ECB warns US tariffs could stall Eurozone growth for years

Source Cryptopolitan

The ECB has warned that US tariffs will slow down economic growth and keep prices low across the euro zone for years.

This warning came on June 16 from Luis de Guindos, Vice President of the ECB, during an interview in Frankfurt, according to Reuters.

Despite concerns that the euro’s rise and lower oil prices might drag inflation far below the 2% goal, Luis said the bank is not alarmed. “The risk of undershooting is very limited in my view,” he said. “Our assessment is that risks for inflation are balanced.”

While inflation may temporarily dip to 1.4% by Q1 2026, Luis made it clear that labor market conditions and steady wage growth, which he put at 3%, are expected to hold inflation steady in the medium term. He also said that tight labor supply and strong union demands are likely to keep pay increases healthy. That would prevent inflation from falling too far off the ECB’s target.

ECB pauses on more rate cuts as inflation dips and euro climbs

Even though the ECB had been easing policy for months, the bank has now hit pause. Luis didn’t directly say the central bank was done cutting rates, but said that financial markets got the message from Christine Lagarde, the bank’s president.

Right now, traders are betting on just one more rate cut, and possibly not until the end of the year. “Markets have understood perfectly well what the President said about being in a good position,” Luis said. “I think that markets believe and discount that we are very close to our target of sustainable 2% inflation over the medium term.”

Luis argued that the rise in the euro wasn’t a threat, even though it’s up 11% against the dollar in just three months. The currency hit $1.1632 last Thursday — the highest level in nearly four years. This hurts eurozone exporters, especially with tariffs from Washington already hammering trade.

A strong euro also lowers the price of imports, which could drag inflation lower. But Luis pushed back. He said the appreciation hasn’t been rapid or unstable. “I think that, at $1.15, the euro’s exchange rate is not going to be a big obstacle,” he said.

Euro seen as no match for dollar’s dominance in global markets

Luis shut down any hype around the euro replacing the US dollar as the top reserve currency. He said the euro zone still doesn’t have the full financial system or defense power to challenge the dollar. “The role of the US dollar as a reserve currency in the short term is not going to be challenged, in my opinion,” he said.

That comment came just days before the G7 meeting in the Canadian Rockies, where European leaders called for less trade conflict and more focus on European defense.

Antonio Costa, President of the European Union, told reporters that Europe should spend more time taking care of its own defense, rather than letting trade issues create more economic uncertainty.

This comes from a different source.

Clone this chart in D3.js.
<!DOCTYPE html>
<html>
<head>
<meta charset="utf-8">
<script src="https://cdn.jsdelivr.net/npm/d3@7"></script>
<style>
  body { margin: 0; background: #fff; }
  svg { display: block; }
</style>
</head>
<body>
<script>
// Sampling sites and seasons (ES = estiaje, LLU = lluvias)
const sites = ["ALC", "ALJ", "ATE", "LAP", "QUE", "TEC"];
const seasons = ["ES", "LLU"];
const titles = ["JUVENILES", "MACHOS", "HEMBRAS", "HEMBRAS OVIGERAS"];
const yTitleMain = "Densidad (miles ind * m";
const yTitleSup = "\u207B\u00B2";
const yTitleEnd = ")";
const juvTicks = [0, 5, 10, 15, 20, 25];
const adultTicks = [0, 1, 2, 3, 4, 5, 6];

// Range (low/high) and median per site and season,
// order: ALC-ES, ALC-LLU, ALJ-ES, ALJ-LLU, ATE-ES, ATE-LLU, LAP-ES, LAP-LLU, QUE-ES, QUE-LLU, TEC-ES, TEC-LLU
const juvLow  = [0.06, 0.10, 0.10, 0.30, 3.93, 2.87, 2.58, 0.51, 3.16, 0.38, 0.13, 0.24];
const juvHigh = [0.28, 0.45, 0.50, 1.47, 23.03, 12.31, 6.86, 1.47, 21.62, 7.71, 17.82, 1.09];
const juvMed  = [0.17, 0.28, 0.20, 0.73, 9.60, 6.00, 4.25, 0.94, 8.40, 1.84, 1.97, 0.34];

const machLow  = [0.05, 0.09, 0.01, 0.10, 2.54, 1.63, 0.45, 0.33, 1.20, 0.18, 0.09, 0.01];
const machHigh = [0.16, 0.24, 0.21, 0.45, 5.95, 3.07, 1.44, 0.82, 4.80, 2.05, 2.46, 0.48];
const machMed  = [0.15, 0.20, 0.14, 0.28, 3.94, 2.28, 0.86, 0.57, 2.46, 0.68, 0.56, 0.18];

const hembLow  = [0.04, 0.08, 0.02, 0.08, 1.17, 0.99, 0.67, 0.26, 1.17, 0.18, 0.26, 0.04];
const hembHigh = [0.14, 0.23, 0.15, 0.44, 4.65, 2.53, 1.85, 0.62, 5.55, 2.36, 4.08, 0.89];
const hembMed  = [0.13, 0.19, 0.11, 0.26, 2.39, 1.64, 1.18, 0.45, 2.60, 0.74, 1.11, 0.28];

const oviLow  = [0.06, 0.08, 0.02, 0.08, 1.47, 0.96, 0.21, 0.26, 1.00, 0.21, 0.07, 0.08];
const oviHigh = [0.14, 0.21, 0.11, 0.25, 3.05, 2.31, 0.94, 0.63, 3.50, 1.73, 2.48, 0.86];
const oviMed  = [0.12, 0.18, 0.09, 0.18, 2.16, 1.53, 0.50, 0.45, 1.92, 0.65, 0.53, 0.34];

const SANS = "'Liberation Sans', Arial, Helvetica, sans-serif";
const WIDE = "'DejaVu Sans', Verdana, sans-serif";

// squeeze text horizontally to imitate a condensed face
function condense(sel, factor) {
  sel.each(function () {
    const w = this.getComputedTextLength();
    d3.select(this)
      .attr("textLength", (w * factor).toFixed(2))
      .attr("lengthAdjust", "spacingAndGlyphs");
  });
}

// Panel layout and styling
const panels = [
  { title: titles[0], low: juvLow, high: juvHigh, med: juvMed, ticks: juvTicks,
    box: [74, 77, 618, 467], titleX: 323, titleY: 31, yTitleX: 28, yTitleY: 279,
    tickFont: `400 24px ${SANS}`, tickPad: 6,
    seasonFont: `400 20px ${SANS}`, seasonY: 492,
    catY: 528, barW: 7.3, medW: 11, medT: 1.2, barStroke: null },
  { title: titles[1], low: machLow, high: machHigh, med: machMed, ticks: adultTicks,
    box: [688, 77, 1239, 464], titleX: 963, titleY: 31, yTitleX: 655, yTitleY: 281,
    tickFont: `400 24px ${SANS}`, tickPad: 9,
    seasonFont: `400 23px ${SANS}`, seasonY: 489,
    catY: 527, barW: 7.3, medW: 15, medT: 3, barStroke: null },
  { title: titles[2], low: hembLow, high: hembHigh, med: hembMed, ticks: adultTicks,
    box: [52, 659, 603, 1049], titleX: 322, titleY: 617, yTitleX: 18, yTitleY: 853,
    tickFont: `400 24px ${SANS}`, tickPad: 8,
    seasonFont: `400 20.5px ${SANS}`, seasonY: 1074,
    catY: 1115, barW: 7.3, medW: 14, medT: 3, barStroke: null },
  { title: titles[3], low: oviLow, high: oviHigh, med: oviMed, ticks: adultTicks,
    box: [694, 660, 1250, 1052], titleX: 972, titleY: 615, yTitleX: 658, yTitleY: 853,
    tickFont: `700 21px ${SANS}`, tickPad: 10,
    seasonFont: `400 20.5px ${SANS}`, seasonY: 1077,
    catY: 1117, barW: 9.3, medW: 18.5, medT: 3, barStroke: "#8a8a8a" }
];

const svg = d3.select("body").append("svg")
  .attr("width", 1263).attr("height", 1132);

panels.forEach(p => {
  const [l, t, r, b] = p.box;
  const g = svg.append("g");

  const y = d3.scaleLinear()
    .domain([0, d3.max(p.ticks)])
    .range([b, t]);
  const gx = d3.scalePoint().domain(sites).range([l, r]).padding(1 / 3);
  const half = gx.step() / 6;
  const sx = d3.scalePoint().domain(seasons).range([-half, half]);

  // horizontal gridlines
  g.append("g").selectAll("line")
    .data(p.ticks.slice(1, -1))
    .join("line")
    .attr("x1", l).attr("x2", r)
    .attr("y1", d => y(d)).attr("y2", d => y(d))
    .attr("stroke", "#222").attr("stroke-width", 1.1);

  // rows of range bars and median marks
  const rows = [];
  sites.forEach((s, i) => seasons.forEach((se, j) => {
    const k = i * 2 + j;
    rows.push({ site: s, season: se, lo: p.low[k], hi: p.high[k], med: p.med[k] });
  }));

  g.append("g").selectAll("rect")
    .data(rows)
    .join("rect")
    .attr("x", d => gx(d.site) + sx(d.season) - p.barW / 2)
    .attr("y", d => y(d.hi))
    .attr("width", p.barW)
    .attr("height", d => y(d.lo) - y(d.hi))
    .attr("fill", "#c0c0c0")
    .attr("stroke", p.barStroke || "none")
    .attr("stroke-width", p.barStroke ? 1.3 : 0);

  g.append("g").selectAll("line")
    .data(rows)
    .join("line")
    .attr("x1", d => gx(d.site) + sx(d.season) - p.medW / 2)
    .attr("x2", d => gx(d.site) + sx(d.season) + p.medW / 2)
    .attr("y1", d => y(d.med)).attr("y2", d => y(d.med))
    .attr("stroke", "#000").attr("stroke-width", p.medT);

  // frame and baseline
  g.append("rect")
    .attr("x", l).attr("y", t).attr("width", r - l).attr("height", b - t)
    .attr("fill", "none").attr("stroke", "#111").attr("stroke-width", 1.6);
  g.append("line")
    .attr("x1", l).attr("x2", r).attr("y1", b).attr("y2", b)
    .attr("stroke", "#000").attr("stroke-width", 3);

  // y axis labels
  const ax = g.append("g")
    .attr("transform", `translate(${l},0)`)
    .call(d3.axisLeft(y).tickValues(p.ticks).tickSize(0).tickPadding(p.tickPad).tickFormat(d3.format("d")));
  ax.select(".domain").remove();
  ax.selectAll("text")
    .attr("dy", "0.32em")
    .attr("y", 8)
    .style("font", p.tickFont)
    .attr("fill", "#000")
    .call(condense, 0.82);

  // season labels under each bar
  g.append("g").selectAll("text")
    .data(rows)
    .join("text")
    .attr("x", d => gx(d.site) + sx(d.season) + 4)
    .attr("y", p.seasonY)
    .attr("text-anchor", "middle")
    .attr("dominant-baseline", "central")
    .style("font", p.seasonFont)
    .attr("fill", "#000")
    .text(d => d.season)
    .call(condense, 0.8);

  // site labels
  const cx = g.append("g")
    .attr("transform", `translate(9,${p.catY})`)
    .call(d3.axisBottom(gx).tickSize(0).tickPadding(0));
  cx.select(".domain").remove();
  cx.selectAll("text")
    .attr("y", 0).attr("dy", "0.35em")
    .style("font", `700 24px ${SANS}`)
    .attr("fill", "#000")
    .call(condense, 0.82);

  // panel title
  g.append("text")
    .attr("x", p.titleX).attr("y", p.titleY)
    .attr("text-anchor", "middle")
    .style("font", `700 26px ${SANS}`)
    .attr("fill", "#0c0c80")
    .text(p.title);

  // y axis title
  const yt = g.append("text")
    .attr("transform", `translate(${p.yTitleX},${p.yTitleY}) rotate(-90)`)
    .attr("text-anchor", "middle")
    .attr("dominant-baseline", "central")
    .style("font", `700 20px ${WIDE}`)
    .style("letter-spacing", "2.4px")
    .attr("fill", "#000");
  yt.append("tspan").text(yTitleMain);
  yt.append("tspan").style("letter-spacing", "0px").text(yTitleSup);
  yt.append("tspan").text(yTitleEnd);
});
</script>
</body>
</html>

“The main issue between Europe and the United States is precisely about European defence, and we should focus on this,” Antonio said. He stood next to Ursula von der Leyen, President of the European Commission, who added that trade talks with the US are still ongoing but have no clear outcome yet.

Antonio warned that creating more problems in trade right now would damage the economic base the EU is trying to protect. “That’s why this is not the right moment to create uncertainty on economics,” he said.

“We are talking about the most relevant trade relations in the world, then we need to protect this and focus on what is the most important, which is to have a good agreement between the EU and the United States about the burden sharing on defence.”

Luis also addressed questions about whether the dollar’s position might get weaker due to erratic US spending and unpredictable policies under the Trump administration. But he made it clear that the ECB still trusts the Federal Reserve. He said the Fed’s dollar backstop, recently renewed, remains reliable.